Artichoke

Anyone who has fondled her way through a boiled, buttered artichoke knows that this vegetable is made up of an edible, fleshy base called the heart and an inedible, hairy core called the choke. In fact, most people suppose that the socalled heart and choke of the plant gave the artichoke its name. Actually, the reverse is true: the word artichoke came first, entering English in the early sixteenth century, and only afterwards did its edible and inedible parts come to be known, in the early eighteenth century, as the heart and choke.
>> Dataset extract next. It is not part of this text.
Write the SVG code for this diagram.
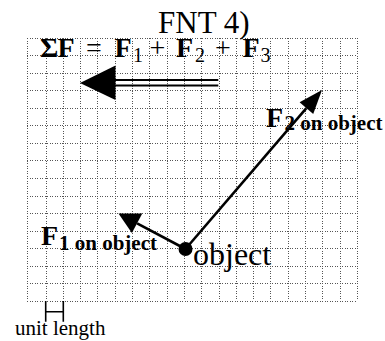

In other words, after noticing that the word artichoke sounded vaguely like heart and choke, people mistakenly concluded that heart and choke must be the correct and original names for those two parts of the vegetable. This conclusion probably seemed all the more reasonable because you would indeed choke if you tried to eat an artichoke’s tough, fibrous core. More ingenious explanations for the vegetable’s name were also proposed, but they were equally mistaken. Some past horticulturalists, for instance, supposed that the artichoke took its name from hortus—the Latin word for garden—and choke because the plant was reputed to run wild and choke a garden. French etymologists, too, were once stymied by the French name for the vegetable, artichaut: they proposed that the chaut part came from chaud, meaning hot, or even from chou, meaning cabbage. The real origin of artichoke is much simpler than these false etymologies: the word comes from the Arabic al kharshuf, meaning the thistle, because an artichoke is actually the flower bud of a thistle picked before it blooms. This Arabic word was borrowed by Spanish as alcachofa, which was corrupted by Italian as articiocco, which was borrowed by French as artichaut, which was adopted by English as artichoke.